20 Oct 2015

Tindall bouncer ordered to resume sentence

11:53 am on 20 October 2015

The Queenstown bouncer who tried to sell CCTV footage of a member of the Royal family leaving a bar with a woman has had his original conviction reinstated.

The Queen's granddaughter, Zara Phillips, and her husband, Mark Tindall, in 2012.

The Queen's granddaughter, Zara Phillips, and her husband, Mark Tindall, in 2012. Photo: AFP

Former rugby player Mike Tindall, who is married to the Queen's granddaughter Zara Phillips, was in New Zealand with the England rugby squad during the 2011 Rugby World Cup.

Mr Tindall was seen socialising with a woman at the Base bar before leaving with her, and the incident was recorded on the bar's CCTV.

Bouncer Jonathan Dixon heard about the incident, secured the relevant footage and tried unsuccessfully to sell it to overseas media before eventually posting it on YouTube.

He was found guilty of dishonestly obtaining property and sentenced, in August 2013, to four months' community detention and 300 hours' community service, but appealed the conviction and sentence, arguing he could not have dishonestly obtained property because under the Crimes Act video footage was not classed as property.

The Court of Appeal quashed his conviction and replaced it with another, relating to a different part of the Act, for accessing the footage on a computer to obtain a benefit.
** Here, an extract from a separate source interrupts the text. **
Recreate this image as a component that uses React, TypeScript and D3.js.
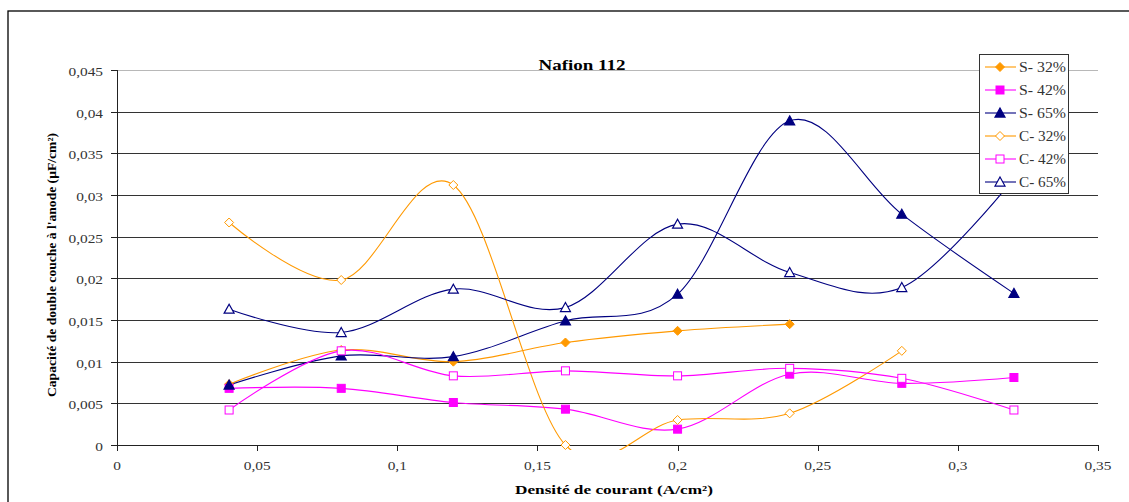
import React from "react";
import * as d3 from "d3";

const xValues = [0.04, 0.08, 0.12, 0.16, 0.2, 0.24, 0.28, 0.32];
const s32 = [0.0073, 0.0114, 0.01, 0.0123, 0.0137, 0.0145];
const s42 = [0.0068, 0.0068, 0.0051, 0.0043, 0.0019, 0.0085, 0.0074, 0.0081];
const s65 = [0.0072, 0.0107, 0.0106, 0.0149, 0.0181, 0.0389, 0.0277, 0.0182];
const c32 = [0.0267, 0.0198, 0.0312, 0.0, 0.003, 0.0038, 0.0113];
const c42 = [0.0042, 0.0113, 0.0083, 0.0089, 0.0083, 0.0092, 0.008, 0.0042];
const c65 = [0.0163, 0.0135, 0.0187, 0.0165, 0.0265, 0.0207, 0.0189, 0.032];

const seriesNames = ["S- 32%", "S- 42%", "S- 65%", "C- 32%", "C- 42%", "C- 65%"];
const xTicks = [0, 0.05, 0.1, 0.15, 0.2, 0.25, 0.3, 0.35];
const yTicks = [0, 0.005, 0.01, 0.015, 0.02, 0.025, 0.03, 0.035, 0.04, 0.045];

const ORANGE = "#FF9900";
const MAGENTA = "#FF00FF";
const NAVY = "#000080";

type Shape = "diamond" | "square" | "triangle";
const series: { name: string; values: number[]; color: string; shape: Shape; filled: boolean }[] = [
  { name: seriesNames[0], values: s32, color: ORANGE, shape: "diamond", filled: true },
  { name: seriesNames[1], values: s42, color: MAGENTA, shape: "square", filled: true },
  { name: seriesNames[2], values: s65, color: NAVY, shape: "triangle", filled: true },
  { name: seriesNames[3], values: c32, color: ORANGE, shape: "diamond", filled: false },
  { name: seriesNames[4], values: c42, color: MAGENTA, shape: "square", filled: false },
  { name: seriesNames[5], values: c65, color: NAVY, shape: "triangle", filled: false },
];

const fmt = (v: number) => String(v).replace(".", ",");

function Marker({ x, y, shape, color, filled }: { x: number; y: number; shape: Shape; color: string; filled: boolean }) {
  const fill = filled ? color : "#fff";
  if (shape === "diamond") {
    const r = 4.5;
    return <path d={`M${x},${y - r}L${x + r},${y}L${x},${y + r}L${x - r},${y}Z`} fill={fill} stroke={color} strokeWidth={1} />;
  }
  if (shape === "square") {
    const r = 4;
    return <rect x={x - r} y={y - r} width={2 * r} height={2 * r} fill={fill} stroke={color} strokeWidth={1} />;
  }
  const h = 9, w = 10;
  return <path d={`M${x},${y - h * 0.55}L${x + w / 2},${y + h * 0.45}L${x - w / 2},${y + h * 0.45}Z`} fill={fill} stroke={color} strokeWidth={1.2} />;
}

const FONT = "'Liberation Serif', 'Times New Roman', serif";

export default function App() {
  const left = 117, right = 1098, top = 70, bottom = 445;
  const x = d3.scaleLinear().domain([0, 0.35]).range([left, right]);
  const y = d3.scaleLinear().domain([0, 0.045]).range([bottom, top]);
  const line = d3
    .line<[number, number]>()
    .x((d) => x(d[0]))
    .y((d) => y(d[1]))
    .curve(d3.curveCardinal.tension(0));

  const sx = 1.28;
  const tStyle = { fontFamily: FONT };

  const legendX = 979, legendY = 54, legendW = 89, legendH = 139;
  const rowY = (i: number) => 67 + i * 23;

  return (
    <svg width={1129} height={502} style={{ position: "absolute", left: 0, top: 0, background: "#fff", fontFamily: FONT }}>
      <defs>
        <clipPath id="plotclip">
          <rect x={left} y={top - 10} width={right - left} height={bottom - top + 15} />
        </clipPath>
      </defs>
      <rect x={8} y={11} width={1300} height={700} fill="#fff" stroke="#000" strokeWidth={1.3} />

      {yTicks.map((t) => (
        <line key={"g" + t} x1={left} x2={right} y1={Math.round(y(t)) + 0.5} y2={Math.round(y(t)) + 0.5}
          stroke={t === 0.045 ? "#b8b8b8" : t === 0 ? "#222" : "#333"} strokeWidth={1} />
      ))}
      <line x1={left + 0.5} x2={left + 0.5} y1={top} y2={bottom} stroke="#222" />
      {yTicks.map((t) => (
        <g key={"yt" + t}>
          <line x1={left - 6} x2={left} y1={Math.round(y(t)) + 0.5} y2={Math.round(y(t)) + 0.5} stroke="#222" />
          <text style={tStyle} transform={`translate(${left - 14},${y(t) + 6}) scale(${sx},1)`} textAnchor="end" fontSize={12} fill="#333">
            {fmt(t)}
          </text>
        </g>
      ))}
      {xTicks.map((t) => (
        <g key={"xt" + t}>
          <line x1={Math.round(x(t)) + 0.5} x2={Math.round(x(t)) + 0.5} y1={bottom} y2={bottom + 6} stroke="#222" />
          <text style={tStyle} transform={`translate(${x(t)},${470}) scale(${sx},1)`} textAnchor="middle" fontSize={12} fill="#333">
            {fmt(t)}
          </text>
        </g>
      ))}

      <g clipPath="url(#plotclip)">
        {series.map((s) => {
          const pts = s.values.map((v, i) => [xValues[i], v] as [number, number]);
          return <path key={"l" + s.name} d={line(pts) || ""} fill="none" stroke={s.color} strokeWidth={1.1} />;
        })}
      </g>
      {series.map((s) => (
        <g key={"m" + s.name}>
          {s.values.map((v, i) => (
            <Marker key={i} x={x(xValues[i])} y={y(v)} shape={s.shape} color={s.color} filled={s.filled} />
          ))}
        </g>
      ))}

      <text style={tStyle} x={582} y={70} textAnchor="middle" fontSize={15} fontWeight="bold" fill="#000" textLength={87} lengthAdjust="spacingAndGlyphs">
        Nafion 112
      </text>
      <text style={tStyle} x={614} y={494} textAnchor="middle" fontSize={13} fontWeight="bold" fill="#000" textLength={198} lengthAdjust="spacingAndGlyphs">
        Densité de courant (A/cm²)
      </text>
      <text style={tStyle} transform="translate(56,265) rotate(-90)" textAnchor="middle" fontSize={13} fontWeight="bold" fill="#000" textLength={264} lengthAdjust="spacingAndGlyphs">
        Capacité de double couche à l'anode (µF/cm²)
      </text>

      <rect x={legendX + 0.5} y={legendY + 0.5} width={legendW} height={legendH} fill="#fff" stroke="#333" strokeWidth={1} />
      {series.map((s, i) => (
        <g key={"lg" + s.name}>
          <line x1={985} x2={1016} y1={rowY(i)} y2={rowY(i)} stroke={s.color} strokeWidth={1.1} />
          <Marker x={1000} y={rowY(i)} shape={s.shape} color={s.color} filled={s.filled} />
          <text style={tStyle} x={1019} y={rowY(i) + 5} fontSize={14} fill="#333" textLength={47} lengthAdjust="spacingAndGlyphs">
            {s.name}
          </text>
        </g>
      ))}
    </svg>
  );
}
His sentence stood.

He then appealed to the Supreme Court, arguing the Court of Appeal erred in dismissing his sentence appeal.
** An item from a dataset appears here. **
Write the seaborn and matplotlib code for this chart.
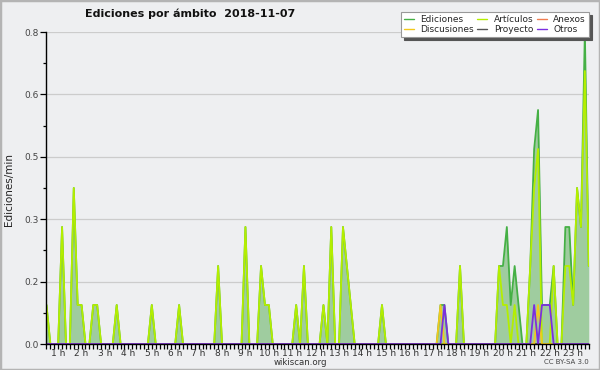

Dixon represented himself at the hearing and argued there had been a miscarriage of justice as a result of errors in summing up to the jury by Judge Phillips, who presided over Dixon's trial in the Queenstown District Court.

However, the Supreme Court rejected that and today released its decision to unanimously dismiss his appeal. It also reinstated his original conviction, and ordered him to report to the Probation Service by 28 October to make arrangements to complete his sentence.